═════ SUPPLIED MATERIAL ═════

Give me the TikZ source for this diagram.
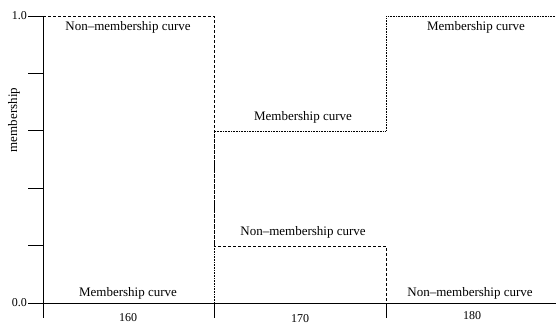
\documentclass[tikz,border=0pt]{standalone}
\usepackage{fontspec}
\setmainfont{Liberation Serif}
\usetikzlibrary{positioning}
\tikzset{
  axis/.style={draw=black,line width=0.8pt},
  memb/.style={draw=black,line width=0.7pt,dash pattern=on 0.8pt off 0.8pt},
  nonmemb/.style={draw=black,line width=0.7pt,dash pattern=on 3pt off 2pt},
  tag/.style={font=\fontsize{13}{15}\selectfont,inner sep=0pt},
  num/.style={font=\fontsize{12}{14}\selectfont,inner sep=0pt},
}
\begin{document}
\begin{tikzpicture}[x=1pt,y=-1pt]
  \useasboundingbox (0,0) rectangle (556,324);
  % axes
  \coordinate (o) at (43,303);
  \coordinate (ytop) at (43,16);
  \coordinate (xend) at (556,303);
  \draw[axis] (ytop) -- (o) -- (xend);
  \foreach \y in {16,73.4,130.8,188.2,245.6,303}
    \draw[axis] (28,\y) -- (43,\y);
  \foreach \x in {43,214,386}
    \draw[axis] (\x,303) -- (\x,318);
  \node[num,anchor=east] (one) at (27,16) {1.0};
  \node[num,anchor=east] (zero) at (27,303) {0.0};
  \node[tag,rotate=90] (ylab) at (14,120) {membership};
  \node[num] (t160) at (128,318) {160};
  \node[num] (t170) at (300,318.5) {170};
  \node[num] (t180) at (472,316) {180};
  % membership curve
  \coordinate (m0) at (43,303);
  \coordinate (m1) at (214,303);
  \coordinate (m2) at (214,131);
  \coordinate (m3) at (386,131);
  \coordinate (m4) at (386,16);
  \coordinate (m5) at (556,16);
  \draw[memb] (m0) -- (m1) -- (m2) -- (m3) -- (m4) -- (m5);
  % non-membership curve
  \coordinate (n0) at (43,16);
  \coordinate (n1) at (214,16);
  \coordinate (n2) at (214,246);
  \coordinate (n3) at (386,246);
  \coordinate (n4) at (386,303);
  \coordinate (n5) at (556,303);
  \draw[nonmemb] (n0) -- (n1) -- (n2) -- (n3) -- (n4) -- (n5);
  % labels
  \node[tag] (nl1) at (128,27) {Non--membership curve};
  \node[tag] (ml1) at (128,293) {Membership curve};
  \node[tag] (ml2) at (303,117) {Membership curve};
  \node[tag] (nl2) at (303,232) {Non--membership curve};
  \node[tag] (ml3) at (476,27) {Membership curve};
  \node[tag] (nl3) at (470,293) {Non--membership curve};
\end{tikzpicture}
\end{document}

═════
═════ SUPPLIED MATERIAL ═════

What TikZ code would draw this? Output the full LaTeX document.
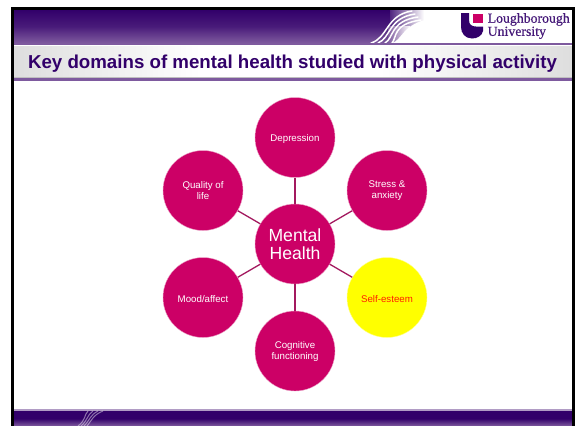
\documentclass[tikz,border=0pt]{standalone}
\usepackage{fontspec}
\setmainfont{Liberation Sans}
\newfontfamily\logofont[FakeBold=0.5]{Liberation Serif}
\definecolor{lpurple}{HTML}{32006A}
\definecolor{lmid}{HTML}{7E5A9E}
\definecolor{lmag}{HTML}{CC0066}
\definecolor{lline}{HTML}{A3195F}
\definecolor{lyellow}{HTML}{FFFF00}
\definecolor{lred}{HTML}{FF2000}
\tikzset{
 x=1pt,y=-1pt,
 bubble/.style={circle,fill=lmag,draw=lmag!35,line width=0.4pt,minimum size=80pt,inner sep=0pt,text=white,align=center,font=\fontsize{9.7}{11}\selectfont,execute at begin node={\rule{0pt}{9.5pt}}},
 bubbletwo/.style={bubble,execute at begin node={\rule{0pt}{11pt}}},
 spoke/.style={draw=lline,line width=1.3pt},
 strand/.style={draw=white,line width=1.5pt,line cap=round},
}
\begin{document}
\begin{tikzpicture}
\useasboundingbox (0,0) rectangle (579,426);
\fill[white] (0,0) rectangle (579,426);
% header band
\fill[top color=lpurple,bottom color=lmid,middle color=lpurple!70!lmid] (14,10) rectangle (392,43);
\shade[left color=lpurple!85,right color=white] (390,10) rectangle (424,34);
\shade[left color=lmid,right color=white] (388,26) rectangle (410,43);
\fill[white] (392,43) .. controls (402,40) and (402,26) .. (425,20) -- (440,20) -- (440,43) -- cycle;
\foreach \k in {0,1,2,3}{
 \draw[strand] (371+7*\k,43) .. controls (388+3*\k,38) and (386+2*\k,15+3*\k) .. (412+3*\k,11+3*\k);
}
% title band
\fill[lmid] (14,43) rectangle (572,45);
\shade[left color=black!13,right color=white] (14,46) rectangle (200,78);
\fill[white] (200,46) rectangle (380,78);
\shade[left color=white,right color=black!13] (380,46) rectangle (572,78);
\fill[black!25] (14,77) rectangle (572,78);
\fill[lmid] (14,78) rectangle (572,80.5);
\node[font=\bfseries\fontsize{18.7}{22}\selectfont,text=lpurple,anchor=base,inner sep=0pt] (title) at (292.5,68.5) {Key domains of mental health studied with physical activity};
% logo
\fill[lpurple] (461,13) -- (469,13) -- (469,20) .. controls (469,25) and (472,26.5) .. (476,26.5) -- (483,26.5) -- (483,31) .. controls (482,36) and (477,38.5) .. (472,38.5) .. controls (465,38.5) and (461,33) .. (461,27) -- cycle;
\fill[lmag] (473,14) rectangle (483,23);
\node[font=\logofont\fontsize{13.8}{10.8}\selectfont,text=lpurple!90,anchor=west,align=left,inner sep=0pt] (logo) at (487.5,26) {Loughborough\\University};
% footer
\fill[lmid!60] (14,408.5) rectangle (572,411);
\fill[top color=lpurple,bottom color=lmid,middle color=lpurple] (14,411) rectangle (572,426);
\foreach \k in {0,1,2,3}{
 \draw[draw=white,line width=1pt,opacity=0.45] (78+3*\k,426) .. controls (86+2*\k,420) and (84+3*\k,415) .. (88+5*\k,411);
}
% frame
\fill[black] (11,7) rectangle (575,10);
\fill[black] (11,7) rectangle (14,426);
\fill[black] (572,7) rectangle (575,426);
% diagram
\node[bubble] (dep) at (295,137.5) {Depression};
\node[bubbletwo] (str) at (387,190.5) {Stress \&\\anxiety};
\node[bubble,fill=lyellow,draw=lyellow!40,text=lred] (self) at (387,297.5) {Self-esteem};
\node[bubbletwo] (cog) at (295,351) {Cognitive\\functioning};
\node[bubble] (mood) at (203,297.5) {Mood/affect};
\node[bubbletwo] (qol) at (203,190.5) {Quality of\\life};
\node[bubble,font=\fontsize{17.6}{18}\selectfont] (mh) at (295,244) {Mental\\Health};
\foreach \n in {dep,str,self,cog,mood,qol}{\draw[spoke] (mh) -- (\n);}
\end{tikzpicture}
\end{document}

═════

▶ EXERCISE OBJECTIVE
Look through the material and copy each line that has "diagram".

▶ FULL OUTPUT
Give me the TikZ source for this diagram.
% diagram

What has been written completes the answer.